** START DATASET EXTRACT **

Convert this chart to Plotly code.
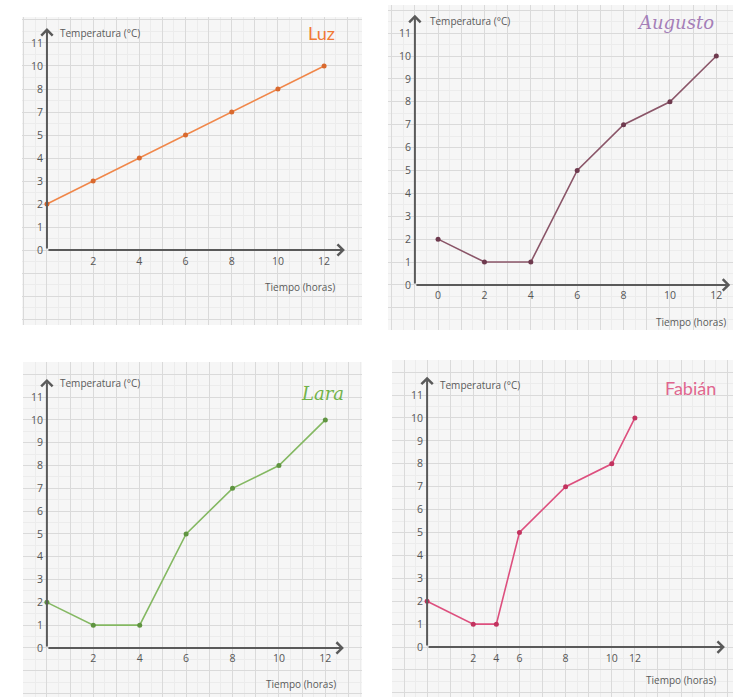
import plotly.graph_objects as go

# ---------------- data ----------------
horas = [0, 2, 4, 6, 8, 10, 12]
luz_temp = ["2", "3", "4", "5", "7", "8", "10"]
luz_y_labels = ["0", "1", "2", "3", "4", "5", "7", "8", "10", "11"]
augusto_temp = [2, 1, 1, 5, 7, 8, 10]
lara_temp = [2, 1, 1, 5, 7, 8, 10]
fabian_horas = ["0", "2", "4", "6", "8", "10", "12"]
fabian_temp = [2, 1, 1, 5, 7, 8, 10]
fabian_x_labels = ["0", " ", "2", "4", "6", "  ", "8", "   ", "10", "12"]
y_ticks = list(range(0, 12))
x_ticks = [2, 4, 6, 8, 10, 12]
augusto_x_ticks = [0, 2, 4, 6, 8, 10, 12]

W, H = 738, 698
GRID = "#dadada"
MINOR = "#ececec"
AXIS = "#5a5a5a"
TICKFONT = dict(family="Open Sans", size=10.5, color="#555555")
LABELFONT = dict(family="Open Sans", size=10, color="#5a5a5a")


def fx(p):
    return p / W


def fy(p):
    return 1 - p / H


fig = go.Figure()
layout = dict(width=W, height=H, margin=dict(l=0, r=0, t=0, b=0),
              paper_bgcolor="white", plot_bgcolor="#f6f6f6",
              showlegend=False, annotations=[])

panels = [
    dict(name="Luz", box=(22, 362, 17, 325), xr=[-1.08, 13.64], yr=[-3.26, 10.13],
         yline=0, xstart=0, xtip=12.9, ytip=9.65,
         color="#f0874a", mcolor="#d9692e",
         title="Luz", tcol="#f07a36", tpos=(321, 33), tfont="Lato", titalic=False,
         temp_lab=(58, 33), time_lab=(300, 287)),
    dict(name="Augusto", box=(388, 733, 5, 330), xr=[-2.16, 12.72], yr=[-1.97, 12.23],
         yline=-1, xstart=-1, xtip=12.6, ytip=11.8,
         color="#8a5568", mcolor="#6e3a4e",
         title="Augusto", tcol="#a57fb8", tpos=(675, 22), tfont="DejaVu Serif", titalic=True,
         temp_lab=(428, 21), time_lab=(691, 322)),
    dict(name="Lara", box=(23, 362, 362, 697), xr=[-1.03, 13.58], yr=[-2.15, 12.54],
         yline=0, xstart=0, xtip=12.8, ytip=11.8,
         color="#84b862", mcolor="#5f9440",
         title="Lara", tcol="#72b34a", tpos=(322, 393), tfont="DejaVu Serif", titalic=True,
         temp_lab=(58, 383), time_lab=(301, 684)),
    dict(name="Fabián", box=(392, 733, 360, 697), xr=[-1.52, 13.25], yr=[-2.18, 12.53],
         yline=0, xstart=0, xtip=12.9, ytip=11.8,
         color="#dd4f7e", mcolor="#c2335f",
         title="Fabián", tcol="#e0668f", tpos=(690, 388), tfont="Lato", titalic=False,
         temp_lab=(438, 385), time_lab=(681, 680)),
]

for i, p in enumerate(panels):
    g = 2 * i + 1   # grid axes id
    d = 2 * i + 2   # data axes id
    gx = "x" if g == 1 else f"x{g}"
    gy = "y" if g == 1 else f"y{g}"
    gxk = "xaxis" if g == 1 else f"xaxis{g}"
    gyk = "yaxis" if g == 1 else f"yaxis{g}"
    dxk, dyk = f"xaxis{d}", f"yaxis{d}"
    x0, x1, y0, y1 = p["box"]
    xdom = [fx(x0), fx(x1)]
    ydom = [fy(y1), fy(y0)]
    xr, yr = p["xr"], p["yr"]

    # grid (graph paper) axes
    layout[gxk] = dict(domain=xdom, range=xr, anchor=gy, showgrid=True, gridcolor=GRID,
                       gridwidth=1, dtick=1, tick0=0, showticklabels=False, ticks="",
                       zeroline=False, showline=False, fixedrange=True,
                       minor=dict(dtick=0.5, tick0=0, showgrid=True, gridcolor=MINOR, gridwidth=1))
    layout[gyk] = dict(domain=ydom, range=yr, anchor=gx, showgrid=True, gridcolor=GRID,
                       gridwidth=1, dtick=1, tick0=0, showticklabels=False, ticks="",
                       zeroline=False, showline=False, fixedrange=True,
                       minor=dict(dtick=0.5, tick0=0, showgrid=True, gridcolor=MINOR, gridwidth=1))

    # positions of the drawn axes (paper fraction)
    xpos_y = ydom[0] + (0 - yr[0]) / (yr[1] - yr[0]) * (ydom[1] - ydom[0])
    ypos_x = xdom[0] + (p["yline"] - xr[0]) / (xr[1] - xr[0]) * (xdom[1] - xdom[0])

    xa = dict(overlaying=gx, range=xr, anchor="free", position=xpos_y, showgrid=False,
              zeroline=False, showline=False, ticks="", tickfont=TICKFONT,
              ticklabelstandoff=3, fixedrange=True)
    ya = dict(overlaying=gy, range=yr, anchor="free", position=ypos_x, side="left",
              showgrid=False, zeroline=False, showline=False, ticks="", tickfont=TICKFONT,
              ticklabelstandoff=4, fixedrange=True)

    if p["name"] == "Luz":
        xa.update(tickmode="array", tickvals=x_ticks)
        ya.update(type="category", categoryorder="array", categoryarray=luz_y_labels)
        xs, ys = horas, luz_temp
    elif p["name"] == "Augusto":
        xa.update(tickmode="array", tickvals=augusto_x_ticks)
        ya.update(tickmode="array", tickvals=y_ticks)
        xs, ys = horas, augusto_temp
    elif p["name"] == "Lara":
        xa.update(tickmode="array", tickvals=x_ticks)
        ya.update(tickmode="array", tickvals=y_ticks)
        xs, ys = horas, lara_temp
    else:
        xa.update(type="category", categoryorder="array", categoryarray=fabian_x_labels,
                  tickmode="array", tickvals=fabian_horas[1:], ticktext=fabian_horas[1:])
        ya.update(tickmode="array", tickvals=y_ticks)
        xs, ys = fabian_horas, fabian_temp

    layout[dxk] = xa
    layout[dyk] = ya

    # an invisible trace on the grid subplot so it exists
    fig.add_trace(go.Scatter(x=[xr[0]], y=[yr[0]], xaxis=gx, yaxis=gy, mode="markers",
                             marker=dict(size=1, color="rgba(0,0,0,0)"), hoverinfo="skip"))
    fig.add_trace(go.Scatter(x=xs, y=ys, xaxis=f"x{d}", yaxis=f"y{d}", mode="lines+markers",
                             name=p["name"], line=dict(color=p["color"], width=1.6),
                             marker=dict(size=5, color=p["mcolor"])))

    # axes with arrow heads
    layout["annotations"].append(dict(x=p["xtip"], y=0, ax=p["xstart"], ay=0, xref=gx, yref=gy,
                                      axref=gx, ayref=gy, showarrow=True, arrowhead=4,
                                      arrowsize=1.1, arrowwidth=2, arrowcolor=AXIS, text=""))
    layout["annotations"].append(dict(x=p["yline"], y=p["ytip"], ax=p["yline"], ay=0, xref=gx, yref=gy,
                                      axref=gx, ayref=gy, showarrow=True, arrowhead=4,
                                      arrowsize=1.1, arrowwidth=2, arrowcolor=AXIS, text=""))

    # texts
    layout["annotations"].append(dict(x=fx(p["temp_lab"][0]), y=fy(p["temp_lab"][1]), xref="paper",
                                      yref="paper", xanchor="left", yanchor="middle", showarrow=False,
                                      text="Temperatura (°C)", font=LABELFONT))
    layout["annotations"].append(dict(x=fx(p["time_lab"][0]), y=fy(p["time_lab"][1]), xref="paper",
                                      yref="paper", xanchor="center", yanchor="middle", showarrow=False,
                                      text="Tiempo (horas)", font=LABELFONT))
    ttext = f"<i>{p['title']}</i>" if p["titalic"] else p["title"]
    layout["annotations"].append(dict(x=fx(p["tpos"][0]), y=fy(p["tpos"][1]), xref="paper",
                                      yref="paper", xanchor="center", yanchor="middle", showarrow=False,
                                      text=ttext, font=dict(family=p["tfont"], size=18, color=p["tcol"])))

fig.update_layout(**layout)
fig.write_html("out.html", config={"displayModeBar": False},
               post_script="document.body.style.margin='0';document.body.style.overflow='hidden';")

** END DATASET EXTRACT **

◆ **WHAT IS EXPECTED**
The lines from the start of the data through the line that contains "import plotly.graph_objects as go" are to be returned exactly, please, with both ends included and every picture left out.

◆ **COMPLETED EXERCISE**
Convert this chart to Plotly code.
import plotly.graph_objects as go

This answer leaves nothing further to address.